Will you output the lines between the ones holding "Emit a LaTeX" and "size=256pt] (Ri) at", inclusive, exactly as they stand, and only those lines, with the pictures left out?

++++ GIVEN INFORMATION

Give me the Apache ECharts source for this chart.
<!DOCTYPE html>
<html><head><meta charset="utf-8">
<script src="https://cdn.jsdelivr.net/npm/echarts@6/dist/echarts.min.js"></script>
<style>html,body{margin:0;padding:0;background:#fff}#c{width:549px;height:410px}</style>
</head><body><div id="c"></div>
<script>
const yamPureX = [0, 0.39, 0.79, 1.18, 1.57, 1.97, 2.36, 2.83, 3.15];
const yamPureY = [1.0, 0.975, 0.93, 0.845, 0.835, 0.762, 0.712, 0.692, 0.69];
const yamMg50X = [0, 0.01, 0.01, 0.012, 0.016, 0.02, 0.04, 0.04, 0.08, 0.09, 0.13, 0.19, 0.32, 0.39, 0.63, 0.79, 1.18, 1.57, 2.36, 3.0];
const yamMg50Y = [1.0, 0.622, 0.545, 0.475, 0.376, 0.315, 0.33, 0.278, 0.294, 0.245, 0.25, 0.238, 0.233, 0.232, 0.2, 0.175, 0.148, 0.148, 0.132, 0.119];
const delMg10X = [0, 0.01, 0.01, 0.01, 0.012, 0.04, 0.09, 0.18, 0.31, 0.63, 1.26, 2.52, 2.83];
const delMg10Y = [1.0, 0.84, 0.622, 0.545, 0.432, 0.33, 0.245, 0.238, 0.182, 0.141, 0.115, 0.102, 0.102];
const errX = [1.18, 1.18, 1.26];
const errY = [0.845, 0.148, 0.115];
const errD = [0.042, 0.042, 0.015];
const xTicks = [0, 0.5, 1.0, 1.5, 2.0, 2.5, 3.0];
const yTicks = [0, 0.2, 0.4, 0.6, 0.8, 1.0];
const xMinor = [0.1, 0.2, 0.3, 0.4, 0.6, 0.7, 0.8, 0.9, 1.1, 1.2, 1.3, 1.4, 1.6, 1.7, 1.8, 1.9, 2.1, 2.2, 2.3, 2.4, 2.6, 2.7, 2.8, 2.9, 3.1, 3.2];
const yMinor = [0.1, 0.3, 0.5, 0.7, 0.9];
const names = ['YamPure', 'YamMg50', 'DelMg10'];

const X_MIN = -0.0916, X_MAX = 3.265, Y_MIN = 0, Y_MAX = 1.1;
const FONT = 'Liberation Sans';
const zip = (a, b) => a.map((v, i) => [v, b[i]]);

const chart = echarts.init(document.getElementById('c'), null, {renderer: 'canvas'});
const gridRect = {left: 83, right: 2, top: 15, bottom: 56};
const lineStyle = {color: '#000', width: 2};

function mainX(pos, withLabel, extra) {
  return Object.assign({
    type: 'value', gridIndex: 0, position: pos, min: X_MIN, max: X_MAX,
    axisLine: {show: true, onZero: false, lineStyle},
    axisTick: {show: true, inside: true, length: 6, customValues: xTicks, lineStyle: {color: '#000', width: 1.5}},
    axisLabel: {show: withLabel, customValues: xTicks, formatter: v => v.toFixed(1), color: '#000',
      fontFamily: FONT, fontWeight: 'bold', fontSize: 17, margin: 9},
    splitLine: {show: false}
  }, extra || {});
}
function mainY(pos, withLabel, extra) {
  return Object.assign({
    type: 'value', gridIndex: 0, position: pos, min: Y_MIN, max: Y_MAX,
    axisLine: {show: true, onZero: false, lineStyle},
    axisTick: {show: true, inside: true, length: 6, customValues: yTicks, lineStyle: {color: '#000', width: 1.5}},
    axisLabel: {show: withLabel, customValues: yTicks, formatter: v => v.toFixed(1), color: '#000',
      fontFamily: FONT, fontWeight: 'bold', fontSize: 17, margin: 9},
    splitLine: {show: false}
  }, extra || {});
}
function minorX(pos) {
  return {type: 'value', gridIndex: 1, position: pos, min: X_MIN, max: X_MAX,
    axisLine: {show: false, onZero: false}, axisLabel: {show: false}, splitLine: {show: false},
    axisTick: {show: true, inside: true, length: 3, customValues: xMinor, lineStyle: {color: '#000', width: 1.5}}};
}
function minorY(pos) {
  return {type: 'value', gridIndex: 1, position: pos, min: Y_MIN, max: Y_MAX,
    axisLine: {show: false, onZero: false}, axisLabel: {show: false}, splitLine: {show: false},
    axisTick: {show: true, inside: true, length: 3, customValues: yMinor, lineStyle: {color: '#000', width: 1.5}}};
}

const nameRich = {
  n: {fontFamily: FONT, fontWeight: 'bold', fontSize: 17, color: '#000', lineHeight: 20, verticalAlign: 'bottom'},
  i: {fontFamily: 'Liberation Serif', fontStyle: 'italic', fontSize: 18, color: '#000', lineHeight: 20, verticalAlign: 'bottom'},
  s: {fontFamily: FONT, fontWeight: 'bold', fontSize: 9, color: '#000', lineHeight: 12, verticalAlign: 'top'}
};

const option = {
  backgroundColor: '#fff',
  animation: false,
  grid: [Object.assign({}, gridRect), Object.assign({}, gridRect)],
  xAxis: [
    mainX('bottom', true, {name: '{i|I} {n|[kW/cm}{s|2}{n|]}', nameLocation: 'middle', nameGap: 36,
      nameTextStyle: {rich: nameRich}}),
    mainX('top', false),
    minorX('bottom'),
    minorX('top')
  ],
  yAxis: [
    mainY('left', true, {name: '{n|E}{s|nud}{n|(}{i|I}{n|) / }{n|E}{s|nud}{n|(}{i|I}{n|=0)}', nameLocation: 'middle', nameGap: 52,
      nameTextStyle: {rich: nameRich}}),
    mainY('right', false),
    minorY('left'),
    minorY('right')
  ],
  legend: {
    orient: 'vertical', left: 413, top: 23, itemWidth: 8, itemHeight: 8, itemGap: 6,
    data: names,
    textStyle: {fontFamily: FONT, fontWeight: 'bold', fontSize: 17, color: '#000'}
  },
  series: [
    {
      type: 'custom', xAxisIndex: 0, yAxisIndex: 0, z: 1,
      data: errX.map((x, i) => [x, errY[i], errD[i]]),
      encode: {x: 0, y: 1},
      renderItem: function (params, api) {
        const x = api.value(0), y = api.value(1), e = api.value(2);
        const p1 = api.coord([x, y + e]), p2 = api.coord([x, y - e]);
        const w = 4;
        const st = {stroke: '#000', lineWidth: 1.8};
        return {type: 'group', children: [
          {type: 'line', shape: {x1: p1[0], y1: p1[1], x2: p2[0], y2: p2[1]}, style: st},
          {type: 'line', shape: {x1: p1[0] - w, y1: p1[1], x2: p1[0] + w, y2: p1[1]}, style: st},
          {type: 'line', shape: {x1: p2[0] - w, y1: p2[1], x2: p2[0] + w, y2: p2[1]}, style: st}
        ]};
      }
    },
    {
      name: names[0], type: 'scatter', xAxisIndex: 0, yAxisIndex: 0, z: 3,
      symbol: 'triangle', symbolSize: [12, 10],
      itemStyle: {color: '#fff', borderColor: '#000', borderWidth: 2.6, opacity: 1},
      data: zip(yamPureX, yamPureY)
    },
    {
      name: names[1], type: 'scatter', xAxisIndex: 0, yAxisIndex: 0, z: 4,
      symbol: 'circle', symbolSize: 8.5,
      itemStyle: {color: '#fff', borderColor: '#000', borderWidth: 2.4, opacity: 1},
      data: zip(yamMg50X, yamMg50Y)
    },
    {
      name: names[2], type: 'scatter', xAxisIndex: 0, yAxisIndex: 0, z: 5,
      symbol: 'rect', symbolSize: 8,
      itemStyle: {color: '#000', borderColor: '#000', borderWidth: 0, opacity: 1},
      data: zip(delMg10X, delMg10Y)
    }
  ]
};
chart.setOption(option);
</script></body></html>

++++++++
++++ GIVEN INFORMATION

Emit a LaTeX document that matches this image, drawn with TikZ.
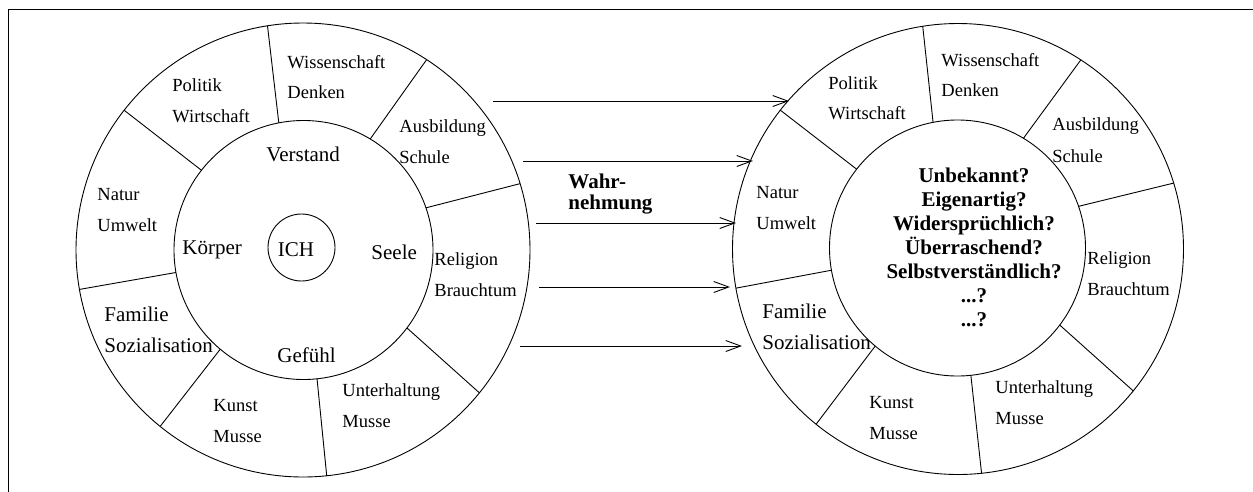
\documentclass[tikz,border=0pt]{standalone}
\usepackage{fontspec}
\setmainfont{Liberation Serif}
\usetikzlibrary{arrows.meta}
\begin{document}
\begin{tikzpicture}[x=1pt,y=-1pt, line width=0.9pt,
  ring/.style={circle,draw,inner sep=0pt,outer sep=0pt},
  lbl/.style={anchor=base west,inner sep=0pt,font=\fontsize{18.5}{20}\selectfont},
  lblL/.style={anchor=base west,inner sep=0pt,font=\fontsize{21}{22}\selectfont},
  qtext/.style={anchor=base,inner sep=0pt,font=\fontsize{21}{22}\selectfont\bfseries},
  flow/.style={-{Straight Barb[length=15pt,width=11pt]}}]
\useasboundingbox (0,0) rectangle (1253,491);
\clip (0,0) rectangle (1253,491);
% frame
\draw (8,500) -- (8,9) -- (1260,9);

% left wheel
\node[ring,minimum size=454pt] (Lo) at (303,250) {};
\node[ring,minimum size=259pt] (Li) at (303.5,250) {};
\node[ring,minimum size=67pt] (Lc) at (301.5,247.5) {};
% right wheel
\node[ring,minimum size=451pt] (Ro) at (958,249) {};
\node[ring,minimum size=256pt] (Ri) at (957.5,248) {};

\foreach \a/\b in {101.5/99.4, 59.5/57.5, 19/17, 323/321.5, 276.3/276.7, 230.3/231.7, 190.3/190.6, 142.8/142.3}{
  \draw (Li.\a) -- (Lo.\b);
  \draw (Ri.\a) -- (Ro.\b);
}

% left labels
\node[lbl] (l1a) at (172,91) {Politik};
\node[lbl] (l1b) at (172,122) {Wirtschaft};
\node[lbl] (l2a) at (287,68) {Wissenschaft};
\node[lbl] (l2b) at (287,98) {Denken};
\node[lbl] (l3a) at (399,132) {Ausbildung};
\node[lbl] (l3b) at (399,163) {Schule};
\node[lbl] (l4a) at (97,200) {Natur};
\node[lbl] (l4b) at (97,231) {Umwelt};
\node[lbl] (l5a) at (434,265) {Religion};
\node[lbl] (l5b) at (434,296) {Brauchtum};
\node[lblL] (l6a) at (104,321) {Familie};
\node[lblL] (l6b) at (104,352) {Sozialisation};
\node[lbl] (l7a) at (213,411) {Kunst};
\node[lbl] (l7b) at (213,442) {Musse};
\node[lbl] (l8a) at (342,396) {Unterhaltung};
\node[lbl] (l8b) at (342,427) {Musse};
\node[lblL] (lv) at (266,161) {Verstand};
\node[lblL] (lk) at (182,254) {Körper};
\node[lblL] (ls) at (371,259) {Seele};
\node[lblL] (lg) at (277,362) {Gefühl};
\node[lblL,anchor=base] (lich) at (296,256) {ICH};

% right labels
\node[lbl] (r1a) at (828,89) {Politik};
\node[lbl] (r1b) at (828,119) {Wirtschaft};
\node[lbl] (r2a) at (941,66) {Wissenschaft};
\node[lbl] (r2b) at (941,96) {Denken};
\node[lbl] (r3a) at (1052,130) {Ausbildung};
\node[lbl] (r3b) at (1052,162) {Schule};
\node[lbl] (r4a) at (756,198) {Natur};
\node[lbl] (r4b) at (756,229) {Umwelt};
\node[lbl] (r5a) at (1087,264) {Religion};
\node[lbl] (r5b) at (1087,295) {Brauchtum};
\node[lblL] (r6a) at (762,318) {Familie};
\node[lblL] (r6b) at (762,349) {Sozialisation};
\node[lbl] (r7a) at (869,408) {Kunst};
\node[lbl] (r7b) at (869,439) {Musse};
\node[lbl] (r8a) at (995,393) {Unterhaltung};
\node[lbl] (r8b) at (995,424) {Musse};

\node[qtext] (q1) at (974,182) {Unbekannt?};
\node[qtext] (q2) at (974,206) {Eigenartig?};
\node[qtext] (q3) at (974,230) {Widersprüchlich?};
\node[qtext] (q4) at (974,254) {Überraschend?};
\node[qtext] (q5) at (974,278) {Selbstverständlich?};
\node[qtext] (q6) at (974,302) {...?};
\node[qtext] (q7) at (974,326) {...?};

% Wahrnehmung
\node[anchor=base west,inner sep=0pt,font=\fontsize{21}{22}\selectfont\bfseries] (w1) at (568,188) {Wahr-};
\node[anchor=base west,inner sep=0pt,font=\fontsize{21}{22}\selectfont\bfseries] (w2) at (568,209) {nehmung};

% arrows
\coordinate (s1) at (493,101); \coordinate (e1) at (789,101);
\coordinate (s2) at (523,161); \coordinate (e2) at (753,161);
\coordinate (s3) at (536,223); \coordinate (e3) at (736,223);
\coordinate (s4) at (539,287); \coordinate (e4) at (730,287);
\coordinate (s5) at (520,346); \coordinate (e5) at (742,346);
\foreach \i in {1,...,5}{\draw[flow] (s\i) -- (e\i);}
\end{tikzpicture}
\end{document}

++++++++

*CORRECT ANSWER:*
Emit a LaTeX document that matches this image, drawn with TikZ.
\documentclass[tikz,border=0pt]{standalone}
\usepackage{fontspec}
\setmainfont{Liberation Serif}
\usetikzlibrary{arrows.meta}
\begin{document}
\begin{tikzpicture}[x=1pt,y=-1pt, line width=0.9pt,
  ring/.style={circle,draw,inner sep=0pt,outer sep=0pt},
  lbl/.style={anchor=base west,inner sep=0pt,font=\fontsize{18.5}{20}\selectfont},
  lblL/.style={anchor=base west,inner sep=0pt,font=\fontsize{21}{22}\selectfont},
  qtext/.style={anchor=base,inner sep=0pt,font=\fontsize{21}{22}\selectfont\bfseries},
  flow/.style={-{Straight Barb[length=15pt,width=11pt]}}]
\useasboundingbox (0,0) rectangle (1253,491);
\clip (0,0) rectangle (1253,491);
% frame
\draw (8,500) -- (8,9) -- (1260,9);

% left wheel
\node[ring,minimum size=454pt] (Lo) at (303,250) {};
\node[ring,minimum size=259pt] (Li) at (303.5,250) {};
\node[ring,minimum size=67pt] (Lc) at (301.5,247.5) {};
% right wheel
\node[ring,minimum size=451pt] (Ro) at (958,249) {};
\node[ring,minimum size=256pt] (Ri) at (957.5,248) {};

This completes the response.